Comprehensive Holocaust education: Two UK professors lead statewide initiative
LEXINGTON, Ky. — Two professors at the University of Kentucky are leading a new initiative to help create a comprehensive Holocaust education curriculum across the state. The project aims to empower middle and high school teachers with knowledge, content creation resources and information on approaching the difficult topic.
Professors Karen Petrone and Janice Fernheimer said they’re essentially creating a network of educators from across the state who can rely on each other to help execute the mandate.
Petrone is a professor in the Department of History and Fernheimer is the Zantker Professor and Director of Jewish Studies.
It’s part of a state order called the Ann Klein and Fred Gross Holocaust Education Act.

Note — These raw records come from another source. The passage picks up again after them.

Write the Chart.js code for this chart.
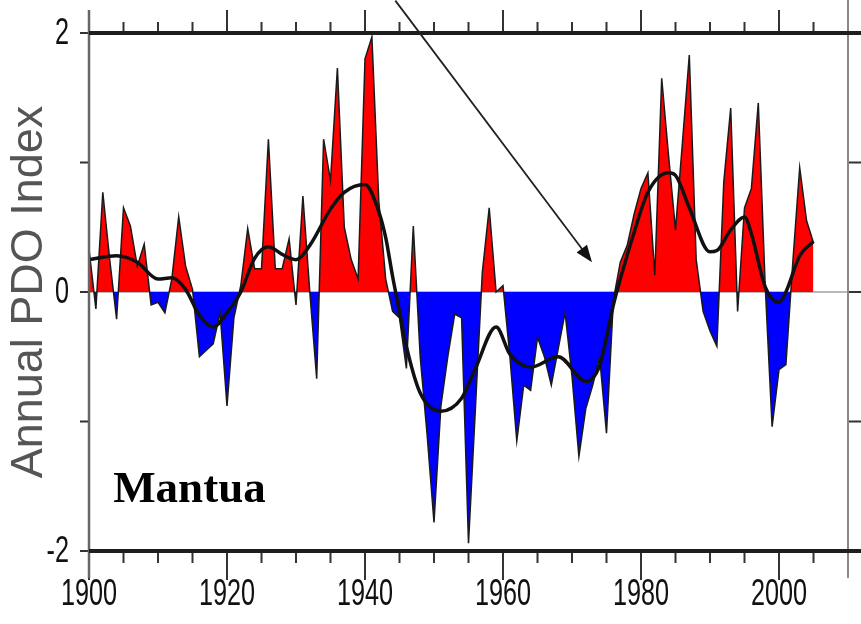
<!DOCTYPE html>
<html>
<head>
<meta charset="utf-8">
<title>Annual PDO Index (Mantua)</title>
<script src="https://cdn.jsdelivr.net/npm/chart.js@4.4.1/dist/chart.umd.min.js"></script>
<style>
  html, body { margin: 0; padding: 0; background: #fff; }
  canvas { display: block; }
</style>
</head>
<body>
<canvas id="pdo" width="861" height="624"></canvas>
<script>
"use strict"

// annual PDO index
const years = [
  1900, 1901, 1902, 1903, 1904, 1905, 1906, 1907, 1908, 1909,
  1910, 1911, 1912, 1913, 1914, 1915, 1916, 1917, 1918, 1919,
  1920, 1921, 1922, 1923, 1924, 1925, 1926, 1927, 1928, 1929,
  1930, 1931, 1932, 1933, 1934, 1935, 1936, 1937, 1938, 1939,
  1940, 1941, 1942, 1943, 1944, 1945, 1946, 1947, 1948, 1949,
  1950, 1951, 1952, 1953, 1954, 1955, 1956, 1957, 1958, 1959,
  1960, 1961, 1962, 1963, 1964, 1965, 1966, 1967, 1968, 1969,
  1970, 1971, 1972, 1973, 1974, 1975, 1976, 1977, 1978, 1979,
  1980, 1981, 1982, 1983, 1984, 1985, 1986, 1987, 1988, 1989,
  1990, 1991, 1992, 1993, 1994, 1995, 1996, 1997, 1998, 1999,
  2000, 2001, 2002, 2003, 2004, 2005
];

const pdoIndex = [
  0.33, -0.13, 0.77, 0.25, -0.21, 0.65, 0.51, 0.20, 0.37, -0.10,
  -0.08, -0.16, 0.10, 0.58, 0.20, 0.02, -0.50, -0.45, -0.40, -0.16,
  -0.88, -0.20, 0.05, 0.49, 0.18, 0.18, 1.18, 0.18, 0.18, 0.41,
  -0.10, 0.74, 0.00, -0.67, 1.18, 0.86, 1.73, 0.50, 0.25, 0.10,
  1.80, 1.97, 0.70, 0.10, -0.15, -0.20, -0.59, 0.51, -0.50, -1.10,
  -1.78, -0.88, -0.50, -0.17, -0.20, -1.94, -0.90, 0.15, 0.65, 0.00,
  0.05, -0.50, -1.15, -0.72, -0.76, -0.35, -0.50, -0.72, -0.44, -0.16,
  -0.65, -1.27, -0.90, -0.72, -0.50, -1.09, -0.06, 0.23, 0.36, 0.60,
  0.80, 0.92, 0.13, 1.65, 1.05, 0.48, 1.15, 1.83, 0.25, -0.15,
  -0.30, -0.42, 0.85, 1.42, -0.15, 0.65, 0.80, 1.46, 0.05, -1.04,
  -0.60, -0.56, 0.23, 0.96, 0.55, 0.38
];

// smoothed (low-pass) curve, read at selected years
const smoothYears = [
  1900, 1904, 1907, 1910, 1912, 1914, 1916, 1918, 1920, 1922,
  1924, 1926, 1928, 1930, 1932, 1935, 1937, 1940, 1942, 1943,
  1944, 1945, 1946, 1948, 1951, 1954, 1956, 1959, 1961, 1964,
  1968, 1972, 1974, 1975, 1976, 1977, 1979, 1981, 1984, 1985,
  1987, 1990, 1991, 1993, 1995, 1996, 1998, 2000, 2001, 2003,
  2005
];
const smoothValues = [
  0.25, 0.28, 0.23, 0.10, 0.11, 0.02, -0.18, -0.27, -0.16, 0.00,
  0.26, 0.35, 0.29, 0.25, 0.36, 0.64, 0.77, 0.83, 0.62, 0.42,
  0.12, -0.15, -0.42, -0.78, -0.92, -0.82, -0.59, -0.27, -0.48, -0.58,
  -0.50, -0.69, -0.57, -0.35, -0.10, 0.10, 0.46, 0.77, 0.92, 0.90,
  0.65, 0.31, 0.32, 0.48, 0.58, 0.45, 0.04, -0.08, 0.00, 0.28,
  0.39
];

// x labels every 20 years, y labels every 2 units
const xLabelYears = [1900, 1920, 1940, 1960, 1980, 2000];
const yLabelValues = [2, 0, -2];

// arrow annotation (data coordinates: tail, head) and panel label
const arrowFrom = [1944.4, 2.25];
const arrowTo = [1972.9, 0.23];
const panelLabel = "Mantua";
const panelLabelAt = [1903.5, -1.62];

// condensed look of the original tick labels
const labelFont = "36px 'Liberation Sans', Arial, sans-serif";
const labelSqueeze = 0.7;

function squeezedText(ctx, text, px, py, align) {
  ctx.save();
  ctx.translate(px, py);
  ctx.scale(labelSqueeze, 1);
  ctx.textAlign = align;
  ctx.fillText(text, 0, 0);
  ctx.restore();
}

const framePlugin = {
  id: "frame",
  beforeDatasetsDraw(chart) {
    const { ctx, chartArea: a, scales: { y } } = chart;
    const y0 = y.getPixelForValue(0);
    ctx.save();
    ctx.strokeStyle = "#a0a0a0";
    ctx.lineWidth = 1.5;
    ctx.beginPath();
    ctx.moveTo(a.left, y0);
    ctx.lineTo(chart.width, y0);
    ctx.stroke();
    ctx.restore();
  },
  afterDraw(chart) {
    const { ctx, chartArea: a, scales: { x, y } } = chart;
    ctx.save();

    // tick marks, outside the box
    ctx.strokeStyle = "#333";
    ctx.lineWidth = 2;
    x.ticks.forEach(t => {
      const px = x.getPixelForValue(t.value);
      const major = t.value % 20 === 0;
      ctx.beginPath();
      ctx.moveTo(px, a.top);
      ctx.lineTo(px, a.top - (major ? 23 : 11));
      ctx.moveTo(px, a.bottom);
      ctx.lineTo(px, a.bottom + (major ? 29 : 12));
      ctx.stroke();
    });
    y.ticks.forEach(t => {
      const py = y.getPixelForValue(t.value);
      ctx.beginPath();
      ctx.moveTo(a.left, py);
      ctx.lineTo(a.left - 9, py);
      ctx.moveTo(a.right, py);
      ctx.lineTo(chart.width, py);
      ctx.stroke();
    });

    // box
    ctx.strokeStyle = "#666";
    ctx.lineWidth = 2.5;
    ctx.beginPath();
    ctx.moveTo(a.left, 10);
    ctx.lineTo(a.left, a.bottom + 27);
    ctx.stroke();
    ctx.strokeStyle = "#888";
    ctx.lineWidth = 2;
    ctx.beginPath();
    ctx.moveTo(a.right, 0);
    ctx.lineTo(a.right, a.bottom + 27);
    ctx.stroke();
    ctx.strokeStyle = "#1e1e1e";
    ctx.lineWidth = 4;
    ctx.beginPath();
    ctx.moveTo(a.left, a.top);
    ctx.lineTo(chart.width, a.top);
    ctx.moveTo(a.left, a.bottom);
    ctx.lineTo(chart.width, a.bottom);
    ctx.stroke();

    // tick labels
    ctx.fillStyle = "#111";
    ctx.font = labelFont;
    ctx.textBaseline = "alphabetic";
    xLabelYears.forEach(v => squeezedText(ctx, String(v), x.getPixelForValue(v), 605, "center"));
    ctx.textBaseline = "middle";
    yLabelValues.forEach(v => squeezedText(ctx, String(v), a.left - 20, y.getPixelForValue(v) + 1, "right"));

    // arrow
    const x1 = x.getPixelForValue(arrowFrom[0]), y1 = y.getPixelForValue(arrowFrom[1]);
    const x2 = x.getPixelForValue(arrowTo[0]), y2 = y.getPixelForValue(arrowTo[1]);
    const ang = Math.atan2(y2 - y1, x2 - x1);
    ctx.strokeStyle = "#222";
    ctx.fillStyle = "#111";
    ctx.lineWidth = 1.8;
    ctx.beginPath();
    ctx.moveTo(x1, y1);
    ctx.lineTo(x2 - 10 * Math.cos(ang), y2 - 10 * Math.sin(ang));
    ctx.stroke();
    ctx.beginPath();
    ctx.moveTo(x2, y2);
    ctx.lineTo(x2 - 17 * Math.cos(ang) + 6.5 * Math.sin(ang), y2 - 17 * Math.sin(ang) - 6.5 * Math.cos(ang));
    ctx.lineTo(x2 - 17 * Math.cos(ang) - 6.5 * Math.sin(ang), y2 - 17 * Math.sin(ang) + 6.5 * Math.cos(ang));
    ctx.closePath();
    ctx.fill();

    // panel label
    ctx.fillStyle = "#000";
    ctx.font = "bold 45px 'Liberation Serif', 'Times New Roman', serif";
    ctx.textAlign = "left";
    ctx.textBaseline = "alphabetic";
    ctx.fillText(panelLabel, x.getPixelForValue(panelLabelAt[0]), y.getPixelForValue(panelLabelAt[1]));

    ctx.restore();
  }
};

const data = {
  datasets: [
    {
      label: "smoothed",
      data: smoothYears.map((yr, i) => ({ x: yr, y: smoothValues[i] })),
      borderColor: "#111",
      borderWidth: 3.5,
      pointRadius: 0,
      cubicInterpolationMode: "monotone",
      fill: false,
      order: 0
    },
    {
      label: "Annual PDO Index",
      data: years.map((yr, i) => ({ x: yr, y: pdoIndex[i] })),
      borderColor: "#1a1a1a",
      borderWidth: 1.5,
      pointRadius: 0,
      tension: 0,
      fill: { target: "origin", above: "#ff0000", below: "#0000ff" },
      order: 1
    }
  ]
};

const config = {
  type: "line",
  data: data,
  options: {
    responsive: false,
    animation: false,
    devicePixelRatio: 1,
    layout: { padding: { top: 33, right: 13, left: 0, bottom: 0 } },
    plugins: {
      legend: { display: false },
      tooltip: { enabled: false }
    },
    scales: {
      x: {
        type: "linear",
        min: 1900,
        max: 2010,
        afterFit: s => { s.height = 73; },
        grid: { display: false, drawTicks: false },
        border: { display: false },
        ticks: { stepSize: 5, autoSkip: false, maxRotation: 0, display: false }
      },
      y: {
        type: "linear",
        min: -2,
        max: 2,
        afterFit: s => { s.width = 89; },
        grid: { display: false, drawTicks: false },
        border: { display: false },
        ticks: { stepSize: 1, display: false },
        title: {
          display: true,
          text: "Annual PDO Index",
          color: "#555",
          padding: { top: 3, bottom: 0 },
          font: { family: "'Liberation Sans', Arial, sans-serif", size: 45 }
        }
      }
    }
  },
  plugins: [framePlugin]
};

const canvas = document.querySelector("#pdo");
const chart = new Chart(canvas, config);
</script>
</body>
</html>
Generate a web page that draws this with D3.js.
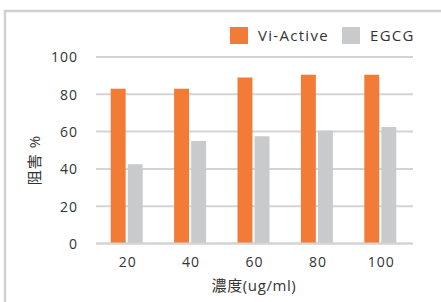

“In 2018 it was mandated, and there is a law and there are instructions to teachers, but there’s not really a lot of discussion about how to properly [teach],” Petrone said. “It’s a difficult subject. Teaching hard history is something that is not easy to do.”
Prior to the mandate, there was very little training for teachers on how to conduct difficult lessons in the classroom. The mandate provides instruction on the Holocaust and other acts of genocide in Kentucky’s public schools, but doesn’t offer teachers a plan on how to navigate those lesson plans.
“There’s just a huge gap between what is mandated by the state and what the teachers are prepared for,” Petrone said.
Both Petrone and Fernheimer led a couple of smaller pilot program workshops last fall at Fayette County Public Schools. What they found was that teachers needed space to work together and discuss the challenging ideas.
“I think one of the key takeaways that we got from the feedback that we received is that we really want and need space to talk with one another to think through these very challenging ideas about how to approach the material,” Fernheimer said. “And how to be prepared, like Karen said, to teach significant context in a short amount of time.”
Through a grant funded by the Jewish Heritage Fund for Excellence, the duo is now expanding their work in the Jewish Studies department at the University of Kentucky’s College of Arts and Science.
“We have just made it through the process of selecting 20 teacher leaders who will be our key facilitators,” Fernheimer explained. “They will attend an orientation this summer of significant training with UK faculty and members of our steering committee and will be equipped with what we consider the necessary elements of Holocaust education.”
The program is set up to empower teachers to educate other teachers on the curriculum, meaning the first group of teachers will host workshops back in their respective school districts or in the region across the state.
The professors said this summer’s program will take place end of July to teach 20 teachers from across the state.